The left and right lenses of 3D glasses have different functions, tricking the brain to work this out to perceive these two images as one. The final result is a 3D image in our brain.
Types Of 3D Glasses
The oldest type of these devices, anaglyph 3D glasses are recognizable by their red and blue lenses. Their frames are sually made from cardboard or paper, and their lenses work by filtering out the red and blue light individually.
Polarized (passive 3D technology)
Polarized 3D glasses are the kind typically used in modern movie theaters.

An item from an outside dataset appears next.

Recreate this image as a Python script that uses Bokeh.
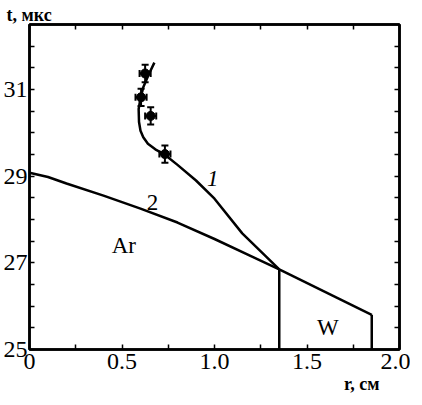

They have darkened lenses, and their frames are usually made from plastic or cardboard.
Much like polarized sunglasses, these 3D glasses restrict the amount of light entering your eyes — one lens allows vertical rays of light into your eye, while the other allows in horizontal rays, thus creating a sense of depth (the 3D effect).
Shutter (active 3D technology)
This option is more sophisticated, thanks to added electronic components — though this means shutter 3D glasses will require batteries or recharging between uses.
These glasses have rapidly moving shutters on each lens, as well as an on-off button and a transmitter. The features work together to sync the rapidly moving shutters according to the on-screen display rate.